WORK TO BE COMPLETED: Spot each line in the records below where the word "this" occurs, then copy it.

>> Start MATERIAL

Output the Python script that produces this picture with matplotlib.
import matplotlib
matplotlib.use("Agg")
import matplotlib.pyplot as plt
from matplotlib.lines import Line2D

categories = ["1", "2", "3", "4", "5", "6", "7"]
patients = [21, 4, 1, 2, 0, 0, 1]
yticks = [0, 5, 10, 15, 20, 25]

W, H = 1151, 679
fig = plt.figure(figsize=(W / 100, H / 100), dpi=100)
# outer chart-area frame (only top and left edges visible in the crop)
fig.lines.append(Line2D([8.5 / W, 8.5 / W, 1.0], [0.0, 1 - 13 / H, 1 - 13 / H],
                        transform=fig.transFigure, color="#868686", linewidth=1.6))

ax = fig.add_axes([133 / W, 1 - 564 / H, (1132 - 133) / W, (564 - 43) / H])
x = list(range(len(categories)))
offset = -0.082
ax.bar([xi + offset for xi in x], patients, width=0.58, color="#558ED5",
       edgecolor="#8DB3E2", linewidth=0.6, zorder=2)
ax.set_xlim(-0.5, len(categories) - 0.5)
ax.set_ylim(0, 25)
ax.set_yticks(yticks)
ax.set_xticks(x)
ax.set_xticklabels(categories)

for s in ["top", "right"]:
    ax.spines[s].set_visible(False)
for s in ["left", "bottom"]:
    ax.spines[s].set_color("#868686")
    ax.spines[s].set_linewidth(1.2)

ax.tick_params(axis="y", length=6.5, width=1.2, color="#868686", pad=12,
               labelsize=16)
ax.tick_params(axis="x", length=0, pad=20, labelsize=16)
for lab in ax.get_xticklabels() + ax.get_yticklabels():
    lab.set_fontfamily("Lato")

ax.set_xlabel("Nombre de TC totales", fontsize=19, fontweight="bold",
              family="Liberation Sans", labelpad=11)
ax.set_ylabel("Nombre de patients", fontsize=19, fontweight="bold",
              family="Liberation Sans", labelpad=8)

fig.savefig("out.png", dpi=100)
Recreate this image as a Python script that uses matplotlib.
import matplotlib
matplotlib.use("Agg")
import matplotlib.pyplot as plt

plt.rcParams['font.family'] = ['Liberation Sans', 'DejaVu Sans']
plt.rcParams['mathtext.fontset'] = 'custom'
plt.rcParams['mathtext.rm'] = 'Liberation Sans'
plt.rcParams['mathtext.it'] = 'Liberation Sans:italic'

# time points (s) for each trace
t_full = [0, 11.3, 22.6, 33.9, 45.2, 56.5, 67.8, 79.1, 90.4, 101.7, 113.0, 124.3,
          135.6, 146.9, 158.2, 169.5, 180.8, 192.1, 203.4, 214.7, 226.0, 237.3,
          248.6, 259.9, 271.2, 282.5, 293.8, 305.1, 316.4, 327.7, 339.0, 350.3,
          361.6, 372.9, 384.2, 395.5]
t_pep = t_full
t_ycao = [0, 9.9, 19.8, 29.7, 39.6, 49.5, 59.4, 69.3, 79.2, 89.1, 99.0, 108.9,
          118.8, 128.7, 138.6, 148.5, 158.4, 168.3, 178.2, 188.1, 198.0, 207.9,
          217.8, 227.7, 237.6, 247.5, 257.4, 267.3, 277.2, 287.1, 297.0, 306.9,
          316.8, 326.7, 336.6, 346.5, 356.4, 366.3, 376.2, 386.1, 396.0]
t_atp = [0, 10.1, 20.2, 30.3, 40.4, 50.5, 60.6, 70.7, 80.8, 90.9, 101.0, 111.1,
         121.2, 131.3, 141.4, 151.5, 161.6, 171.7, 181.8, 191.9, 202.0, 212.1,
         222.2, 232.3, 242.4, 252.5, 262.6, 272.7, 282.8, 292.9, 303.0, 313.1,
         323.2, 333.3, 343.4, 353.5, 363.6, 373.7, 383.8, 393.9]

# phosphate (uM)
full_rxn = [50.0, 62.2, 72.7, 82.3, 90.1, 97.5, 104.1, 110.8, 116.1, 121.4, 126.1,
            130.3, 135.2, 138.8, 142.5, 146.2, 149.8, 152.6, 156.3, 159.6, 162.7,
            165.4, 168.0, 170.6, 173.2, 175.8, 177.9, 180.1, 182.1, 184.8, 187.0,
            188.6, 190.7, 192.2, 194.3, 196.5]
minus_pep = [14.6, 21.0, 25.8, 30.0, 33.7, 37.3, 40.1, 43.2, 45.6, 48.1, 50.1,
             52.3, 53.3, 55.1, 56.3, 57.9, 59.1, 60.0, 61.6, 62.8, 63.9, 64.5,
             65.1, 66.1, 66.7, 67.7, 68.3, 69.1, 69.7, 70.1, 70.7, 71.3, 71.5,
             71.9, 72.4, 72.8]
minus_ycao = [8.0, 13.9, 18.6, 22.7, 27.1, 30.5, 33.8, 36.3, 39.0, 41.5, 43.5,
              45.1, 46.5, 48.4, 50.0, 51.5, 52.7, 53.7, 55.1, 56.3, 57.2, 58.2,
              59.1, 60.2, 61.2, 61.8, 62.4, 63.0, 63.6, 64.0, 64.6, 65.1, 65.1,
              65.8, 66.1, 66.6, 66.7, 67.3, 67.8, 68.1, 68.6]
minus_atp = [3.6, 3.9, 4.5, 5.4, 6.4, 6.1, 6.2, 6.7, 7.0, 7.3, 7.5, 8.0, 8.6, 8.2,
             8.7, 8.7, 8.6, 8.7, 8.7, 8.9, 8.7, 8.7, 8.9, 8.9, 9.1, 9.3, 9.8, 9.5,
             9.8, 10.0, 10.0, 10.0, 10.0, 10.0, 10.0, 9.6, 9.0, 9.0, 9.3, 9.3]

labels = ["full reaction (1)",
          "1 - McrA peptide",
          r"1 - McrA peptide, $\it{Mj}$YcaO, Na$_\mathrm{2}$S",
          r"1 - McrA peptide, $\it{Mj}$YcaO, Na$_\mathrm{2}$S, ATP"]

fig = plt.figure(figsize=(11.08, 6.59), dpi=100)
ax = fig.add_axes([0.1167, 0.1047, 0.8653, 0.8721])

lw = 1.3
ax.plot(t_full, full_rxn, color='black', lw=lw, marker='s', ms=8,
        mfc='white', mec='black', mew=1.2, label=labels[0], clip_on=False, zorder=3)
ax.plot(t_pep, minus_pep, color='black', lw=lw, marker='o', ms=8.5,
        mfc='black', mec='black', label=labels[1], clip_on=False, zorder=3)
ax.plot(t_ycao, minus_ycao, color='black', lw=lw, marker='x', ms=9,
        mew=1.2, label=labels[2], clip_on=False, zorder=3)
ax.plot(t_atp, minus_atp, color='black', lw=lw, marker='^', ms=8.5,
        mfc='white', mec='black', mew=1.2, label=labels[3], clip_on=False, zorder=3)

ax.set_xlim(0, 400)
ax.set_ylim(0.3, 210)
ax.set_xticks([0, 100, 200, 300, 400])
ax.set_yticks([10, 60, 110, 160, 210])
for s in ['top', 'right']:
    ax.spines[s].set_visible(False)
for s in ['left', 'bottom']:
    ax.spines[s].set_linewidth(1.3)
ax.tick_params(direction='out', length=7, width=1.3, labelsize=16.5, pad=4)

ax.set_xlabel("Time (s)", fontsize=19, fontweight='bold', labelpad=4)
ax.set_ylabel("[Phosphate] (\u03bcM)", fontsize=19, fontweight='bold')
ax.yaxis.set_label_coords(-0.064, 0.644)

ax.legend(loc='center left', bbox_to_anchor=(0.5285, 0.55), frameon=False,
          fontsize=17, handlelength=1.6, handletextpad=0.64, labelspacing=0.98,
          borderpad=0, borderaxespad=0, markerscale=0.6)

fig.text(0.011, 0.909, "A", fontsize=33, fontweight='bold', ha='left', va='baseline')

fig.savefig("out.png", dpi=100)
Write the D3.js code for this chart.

>> End MATERIAL

RIGHT ANSWER:
Output the Python script that produces this picture with matplotlib.
Recreate this image as a Python script that uses matplotlib.
Write the D3.js code for this chart.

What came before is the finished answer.